Final thoughts from on the road

Well one more gig tonight and that’s my Hammer and Tongue tour done and dusted. It’s been an amazing couple of weeks, hard work and filled with the usual worries and paranoias of touring around and performing to new people in new places, but it’s been totally worth it and so, so much fun. I’m writing this in a coffee shop in Southampton. I can’t remember ever going to Southampton before, and after a while all these towns start to look the same, or at least, their high streets and shopping precincts. This morning I was in Reading, yesterday, Oxford. They all have Waterstones and Wetherspoons and most of them have still got HMVs. Travelodges and Ibises.

This morning in Reading I was walking to the station and I saw someone going around giving free henna tattoos to the homeless. I’m not sure what this achieves, and whether or not it helps the plight of those who are on the streets, but it’s something I applaud. I also saw a sign for a chiropodist which offers a walk in service. And on the train to Southampton I heard the gentleman behind me as the young lady with the coffee trolley of the train was anywhere near Bristol, yet. No, she replied.

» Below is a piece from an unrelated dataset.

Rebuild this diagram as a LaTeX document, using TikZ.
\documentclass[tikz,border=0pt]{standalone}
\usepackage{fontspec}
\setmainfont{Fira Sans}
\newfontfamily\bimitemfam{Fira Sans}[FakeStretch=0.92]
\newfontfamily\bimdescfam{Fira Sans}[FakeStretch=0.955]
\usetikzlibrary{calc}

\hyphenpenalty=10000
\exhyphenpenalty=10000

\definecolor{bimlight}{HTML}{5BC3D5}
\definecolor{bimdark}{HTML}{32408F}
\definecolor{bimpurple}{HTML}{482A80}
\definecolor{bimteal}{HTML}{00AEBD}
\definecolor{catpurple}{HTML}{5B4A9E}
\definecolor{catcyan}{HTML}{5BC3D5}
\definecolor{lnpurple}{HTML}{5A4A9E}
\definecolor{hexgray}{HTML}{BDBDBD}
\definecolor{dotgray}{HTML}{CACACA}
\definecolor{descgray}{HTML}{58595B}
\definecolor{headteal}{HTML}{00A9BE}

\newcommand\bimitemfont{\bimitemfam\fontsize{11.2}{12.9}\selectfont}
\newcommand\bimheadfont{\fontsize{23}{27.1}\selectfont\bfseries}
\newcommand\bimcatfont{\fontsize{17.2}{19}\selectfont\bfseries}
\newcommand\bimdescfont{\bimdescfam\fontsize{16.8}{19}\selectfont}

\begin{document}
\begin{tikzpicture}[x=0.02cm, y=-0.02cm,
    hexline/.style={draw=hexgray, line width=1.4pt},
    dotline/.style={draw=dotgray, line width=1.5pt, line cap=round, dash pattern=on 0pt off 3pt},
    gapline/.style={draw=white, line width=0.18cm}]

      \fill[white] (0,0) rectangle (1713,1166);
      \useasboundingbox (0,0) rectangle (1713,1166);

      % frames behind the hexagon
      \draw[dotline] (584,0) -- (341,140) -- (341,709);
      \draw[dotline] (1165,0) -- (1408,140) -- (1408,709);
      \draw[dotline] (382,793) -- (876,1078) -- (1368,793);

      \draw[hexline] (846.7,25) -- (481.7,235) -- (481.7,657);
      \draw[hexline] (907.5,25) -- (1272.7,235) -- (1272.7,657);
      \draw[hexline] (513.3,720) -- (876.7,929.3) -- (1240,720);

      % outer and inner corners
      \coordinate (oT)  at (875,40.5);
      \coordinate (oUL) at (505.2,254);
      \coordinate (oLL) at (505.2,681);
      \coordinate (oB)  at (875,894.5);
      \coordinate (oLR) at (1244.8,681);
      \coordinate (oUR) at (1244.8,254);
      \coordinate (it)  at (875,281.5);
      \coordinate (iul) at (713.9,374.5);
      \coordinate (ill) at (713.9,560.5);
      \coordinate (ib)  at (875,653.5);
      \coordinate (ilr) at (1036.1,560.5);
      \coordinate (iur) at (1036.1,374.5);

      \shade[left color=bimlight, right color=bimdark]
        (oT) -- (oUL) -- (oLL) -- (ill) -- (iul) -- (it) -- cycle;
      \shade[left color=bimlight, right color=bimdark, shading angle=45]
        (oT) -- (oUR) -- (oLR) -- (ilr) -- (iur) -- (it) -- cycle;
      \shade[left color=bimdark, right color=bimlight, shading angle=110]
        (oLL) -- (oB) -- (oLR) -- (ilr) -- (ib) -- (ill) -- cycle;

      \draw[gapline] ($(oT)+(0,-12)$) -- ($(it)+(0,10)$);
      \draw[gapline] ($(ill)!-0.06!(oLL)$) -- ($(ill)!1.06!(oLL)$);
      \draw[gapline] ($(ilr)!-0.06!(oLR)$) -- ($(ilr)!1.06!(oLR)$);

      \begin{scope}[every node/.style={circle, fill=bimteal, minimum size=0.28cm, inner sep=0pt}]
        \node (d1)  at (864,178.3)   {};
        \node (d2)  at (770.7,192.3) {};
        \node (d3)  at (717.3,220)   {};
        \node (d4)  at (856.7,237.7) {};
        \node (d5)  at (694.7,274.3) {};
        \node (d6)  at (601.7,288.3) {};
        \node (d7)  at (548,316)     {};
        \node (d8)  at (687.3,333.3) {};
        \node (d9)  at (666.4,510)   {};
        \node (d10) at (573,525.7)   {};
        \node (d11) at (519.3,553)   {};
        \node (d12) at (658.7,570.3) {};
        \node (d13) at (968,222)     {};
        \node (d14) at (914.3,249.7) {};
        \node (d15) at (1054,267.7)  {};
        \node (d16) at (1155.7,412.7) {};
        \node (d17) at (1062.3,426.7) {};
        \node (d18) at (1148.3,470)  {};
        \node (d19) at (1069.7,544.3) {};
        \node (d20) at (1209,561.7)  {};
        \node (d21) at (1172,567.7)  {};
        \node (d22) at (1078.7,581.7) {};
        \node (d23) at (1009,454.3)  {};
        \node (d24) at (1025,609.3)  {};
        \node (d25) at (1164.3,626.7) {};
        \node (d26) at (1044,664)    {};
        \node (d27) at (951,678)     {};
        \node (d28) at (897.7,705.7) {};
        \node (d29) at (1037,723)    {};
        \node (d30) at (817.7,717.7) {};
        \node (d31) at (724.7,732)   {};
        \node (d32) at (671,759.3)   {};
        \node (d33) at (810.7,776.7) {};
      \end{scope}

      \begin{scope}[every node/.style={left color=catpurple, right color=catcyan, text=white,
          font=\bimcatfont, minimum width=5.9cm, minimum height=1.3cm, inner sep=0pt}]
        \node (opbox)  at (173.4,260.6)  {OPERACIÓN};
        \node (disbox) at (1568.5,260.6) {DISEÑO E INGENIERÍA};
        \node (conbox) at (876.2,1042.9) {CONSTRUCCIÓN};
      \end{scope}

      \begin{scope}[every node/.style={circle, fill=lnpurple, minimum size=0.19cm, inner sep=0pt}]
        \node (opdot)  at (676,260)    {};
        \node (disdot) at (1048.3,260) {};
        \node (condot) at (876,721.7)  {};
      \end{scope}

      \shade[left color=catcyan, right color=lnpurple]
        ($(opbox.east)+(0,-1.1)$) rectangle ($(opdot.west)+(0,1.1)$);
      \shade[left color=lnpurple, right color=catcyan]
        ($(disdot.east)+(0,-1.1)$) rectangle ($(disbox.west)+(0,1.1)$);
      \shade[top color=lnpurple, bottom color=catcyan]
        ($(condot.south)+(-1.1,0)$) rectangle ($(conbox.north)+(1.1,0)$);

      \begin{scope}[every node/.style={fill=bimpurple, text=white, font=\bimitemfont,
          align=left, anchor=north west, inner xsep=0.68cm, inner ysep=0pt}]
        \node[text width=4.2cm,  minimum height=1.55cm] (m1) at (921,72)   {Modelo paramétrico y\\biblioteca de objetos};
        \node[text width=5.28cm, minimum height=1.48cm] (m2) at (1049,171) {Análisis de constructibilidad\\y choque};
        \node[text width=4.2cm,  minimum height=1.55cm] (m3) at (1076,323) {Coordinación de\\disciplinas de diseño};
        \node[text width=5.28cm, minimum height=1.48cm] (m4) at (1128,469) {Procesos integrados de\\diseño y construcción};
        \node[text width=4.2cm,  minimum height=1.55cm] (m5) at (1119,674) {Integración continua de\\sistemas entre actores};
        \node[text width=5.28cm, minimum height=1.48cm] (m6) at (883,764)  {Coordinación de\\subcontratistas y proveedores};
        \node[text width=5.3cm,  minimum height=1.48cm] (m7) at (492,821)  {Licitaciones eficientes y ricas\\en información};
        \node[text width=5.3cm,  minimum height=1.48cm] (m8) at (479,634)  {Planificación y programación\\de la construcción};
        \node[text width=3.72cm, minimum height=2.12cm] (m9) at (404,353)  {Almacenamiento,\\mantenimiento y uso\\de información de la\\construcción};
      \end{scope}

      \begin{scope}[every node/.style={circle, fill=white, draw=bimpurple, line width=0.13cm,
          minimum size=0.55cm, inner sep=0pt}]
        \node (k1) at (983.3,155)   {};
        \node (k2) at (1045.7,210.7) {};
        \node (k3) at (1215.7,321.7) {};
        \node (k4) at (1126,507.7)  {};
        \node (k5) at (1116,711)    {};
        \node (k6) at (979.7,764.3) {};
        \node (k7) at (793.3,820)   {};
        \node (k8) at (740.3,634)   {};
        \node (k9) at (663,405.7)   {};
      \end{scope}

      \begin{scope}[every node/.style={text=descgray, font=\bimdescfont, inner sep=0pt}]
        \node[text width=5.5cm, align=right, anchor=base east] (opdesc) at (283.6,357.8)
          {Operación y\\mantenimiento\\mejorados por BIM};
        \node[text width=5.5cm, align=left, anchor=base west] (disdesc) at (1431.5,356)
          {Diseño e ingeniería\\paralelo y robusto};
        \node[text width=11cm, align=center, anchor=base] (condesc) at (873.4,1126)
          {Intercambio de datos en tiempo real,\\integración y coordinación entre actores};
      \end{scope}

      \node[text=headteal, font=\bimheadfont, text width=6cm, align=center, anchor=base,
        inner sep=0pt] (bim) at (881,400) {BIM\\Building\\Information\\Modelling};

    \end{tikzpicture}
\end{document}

I had a great gig in Oxford last night. There was a remarkable moment where I did a countdown to the beginning of a poem and right on cue, at the exact moment, a police siren blared outside. The audience thought it was hilarious. And what a remarkable audience it was, too. They were definitely up for a laugh and they seemed to like my own brand of whimsy. Steve Larkin is an amazing performer who certainly knows how to warm up an audience and I really enjoyed his set, filled with humour and energy, and I could easily have watched it for longer had I not been performs immediately after him.

One of the good things about this tour has been the chance to perform a lot, and to use this as an opportunity to try out new material. I have incorporated a couple of new poems into my sets this last week or so, one of which has been getting huge laughs every night and will be immediately promoted to the main set that I usually take around with me.

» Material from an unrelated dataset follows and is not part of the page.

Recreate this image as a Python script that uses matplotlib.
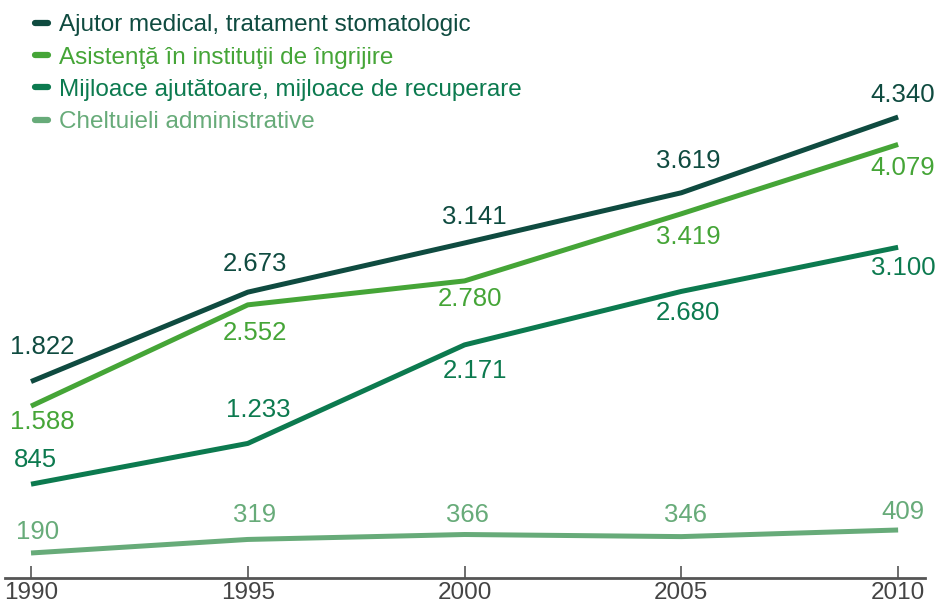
import matplotlib.pyplot as plt

plt.rcParams['font.family'] = ['Liberation Sans', 'DejaVu Sans']

years = [1990, 1995, 2000, 2005, 2010]
ajutor = [1822, 2673, 3141, 3619, 4340]
asistenta = [1588, 2552, 2780, 3419, 4079]
mijloace = [845, 1233, 2171, 2680, 3100]
cheltuieli = [190, 319, 366, 346, 409]

names = ['Ajutor medical, tratament stomatologic',
         'Asistenţă în instituţii de îngrijire',
         'Mijloace ajutătoare, mijloace de recuperare',
         'Cheltuieli administrative']
colors = ['#0f4b40', '#45a537', '#0c7a4f', '#67ab79']

# label offsets in pixels (dx, dy) for each series
offsets = [
    [(11, 35), (7, 28), (10, 26), (7, 32), (5, 22)],
    [(11, -16), (7, -28), (5, -18), (7, -23), (5, -24)],
    [(4, 24), (10, 33), (10, -26), (7, -22), (5, -21)],
    [(7, 21), (7, 24), (3, 20), (4, 22), (5, 18)],
]

fig = plt.figure(figsize=(9.42, 6.05), dpi=100)
ax = fig.add_axes([5 / 942, 27 / 605, 920 / 942, 578 / 605])

series = [ajutor, asistenta, mijloace, cheltuieli]
for vals, name, col, offs in zip(series, names, colors, offsets):
    ax.plot(years, vals, color=col, lw=3.6, label=name, solid_capstyle='butt')
    for x, v, (dx, dy) in zip(years, vals, offs):
        ax.annotate(f'{v:,}'.replace(',', '.'), (x, v), xytext=(dx, dy),
                    textcoords='offset pixels', ha='center', va='center',
                    fontsize=18.5, color=col)

ax.set_xlim(1989.4, 2010.62)
ax.set_ylim(-48, 5454)
ax.set_xticks(years)
ax.set_xticklabels([str(y) for y in years], fontsize=17.5, color='#444444')
ax.set_yticks([])
for s in ['top', 'right', 'left']:
    ax.spines[s].set_visible(False)
ax.spines['bottom'].set_color('#555555')
ax.spines['bottom'].set_linewidth(2)
ax.tick_params(axis='x', direction='in', length=9, width=1.2, color='#555555', pad=3)

leg = ax.legend(loc='upper left', bbox_to_anchor=(0.0215, 0.992), frameon=False,
                fontsize=17.5, handlelength=0.55, handletextpad=0.45, labelspacing=0.42,
                borderaxespad=0)
for txt, col in zip(leg.get_texts(), colors):
    txt.set_color(col)
for h in leg.get_lines():
    h.set_linewidth(4.5)
    h.set_solid_capstyle('round')

fig.savefig('out.png', dpi=100, facecolor='white')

Indeed, I’ve been doing the same basic set for the last three years, and I’m looking forward changing it, adapting it, playing around with the format and the content, and incorporating lots of new material, but this is something which I’ll start work on once I’m back in Devon this weekend.

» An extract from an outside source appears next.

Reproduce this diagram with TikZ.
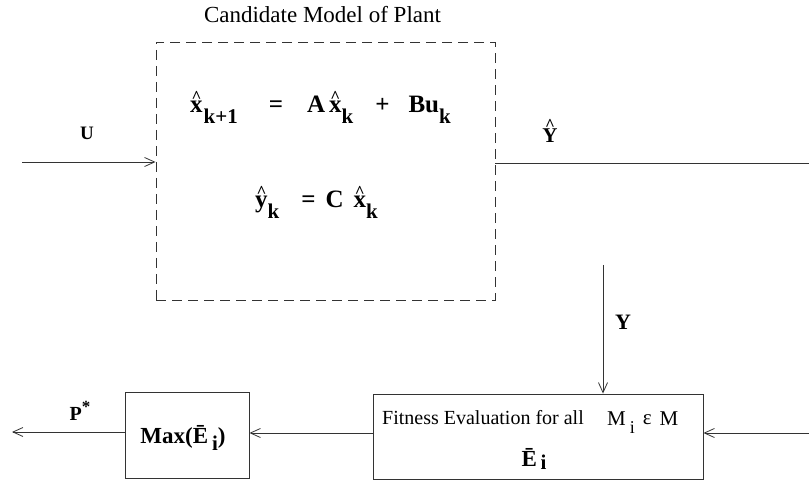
\documentclass[tikz,border=0pt]{standalone}
\usepackage{fontspec}
\setmainfont{Liberation Serif}
\usetikzlibrary{arrows.meta}
\newcommand\fs[1]{\fontsize{#1}{#1}\selectfont}
\newcommand\hatof[2]{\ooalign{#1\cr\hidewidth\raisebox{#2}{\fs{17}\bfseries\textasciicircum}\hidewidth\cr}}
\newcommand\subsc[2][-11pt]{\raisebox{#1}{\fs{21}#2}}
\tikzset{
  conn/.style={line width=0.9pt, draw=black!80},
  arr/.style={conn, -{Straight Barb[length=10pt,width=9pt,line width=0.8pt]}},
  blockbox/.style={draw=black!80, line width=0.9pt, inner sep=0pt},
  lbl/.style={inner sep=0pt, anchor=base},
  lblw/.style={inner sep=0pt, anchor=base west},
}
\begin{document}
\begin{tikzpicture}[x=1pt,y=-1pt]
\useasboundingbox (0,0) rectangle (809,481);
% blocks
\node[blockbox, dashed, dash pattern=on 10pt off 6pt, minimum width=339pt, minimum height=258pt] (model) at (325.5,171) {};
\node[blockbox, minimum width=124pt, minimum height=86pt] (maxb) at (187,435) {};
\node[blockbox, minimum width=330pt, minimum height=85pt] (fit) at (538,436.5) {};
% texts
\node[lbl] (title) at (322.5,23) {\fs{23}Candidate Model of Plant};
\node[lblw] (eq1) at (190,113) {\fs{25}\bfseries \hatof{x}{10pt}\hspace{1pt}\subsc{k+1}\hspace{31pt}=\hspace{24pt}A\hspace{4pt}\hatof{x}{10pt}\subsc{k}\hspace{22pt}+\hspace{19pt}Bu\subsc{k}};
\node[lblw] (eq2) at (255,208) {\fs{25}\bfseries \hatof{y}{10pt}\subsc{k}\hspace{22pt}=\hspace{10pt}C\hspace{10pt}\hatof{x}{10pt}\subsc{k}};
\node[lbl] (maxt) at (183,443) {\fs{23}\bfseries Max(Ē\,\subsc[-7pt]{i})};
\node[lbl] (fitt) at (483,424) {\fs{20}Fitness Evaluation for all};
\node[lblw] (mset) at (607,425) {\fs{21}M\hspace{4pt}\subsc[-8pt]{\fs{18}i}\hspace{8pt}\raisebox{1pt}{ε}\hspace{8pt}M};
\node[lbl] (ebar) at (534,466) {\fs{23}\bfseries Ē\,\subsc[-3pt]{i}};
% labels
\node[lbl] (ulbl) at (87,140) {\fs{19}\bfseries U};
\node[lbl] (yhlbl) at (550,143) {\fs{21}\bfseries \hatof{Y}{12pt}};
\node[lbl] (ylbl) at (623,330) {\fs{22}\bfseries Y};
\node[lbl] (plbl) at (80,420) {\fs{20}\bfseries P\raisebox{8pt}{\fs{17}*}};
% coordinates
\coordinate (uin) at (22,162);
\coordinate (yout) at (809,163);
\coordinate (ytop) at (603,265);
\coordinate (rin) at (809,433);
\coordinate (pout) at (12,432);
% connectors
\draw[arr] (uin) -- (uin -| model.west);
\draw[conn] (yout -| model.east) -- (yout);
\draw[arr] (ytop) -- (ytop |- fit.north);
\draw[arr] (rin) -- (rin -| fit.east);
\draw[arr] (fit.west |- rin) -- (rin -| maxb.east);
\draw[arr] (pout -| maxb.west) -- (pout);
\end{tikzpicture}
\end{document}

So that’s the tour almost done and dusted, then. And I’ve met such wonderful people on the way. I’ll have to remind myself that life won’t always be like this!

Postcript:

Well, I got to the gig, and it was the best one of the tour. The audience was totally amazing and definitely up for a laugh, I so wish that I’d recorded my set! There was a remarkable energy in the room and it was one of those gigs where two thirds of the way through my set I thought, well, this is one of my best ever gigs. I know that they’re not always like this and that it’s probably lulled me into a false sense of security, but last night when I came off the stage, soaked in sweat and totally knackered, I thought, well, I can conquer the world!

It’s a feeling which dies off, of course. There was much I could have done to make my set better. But wow, what an end to the tour!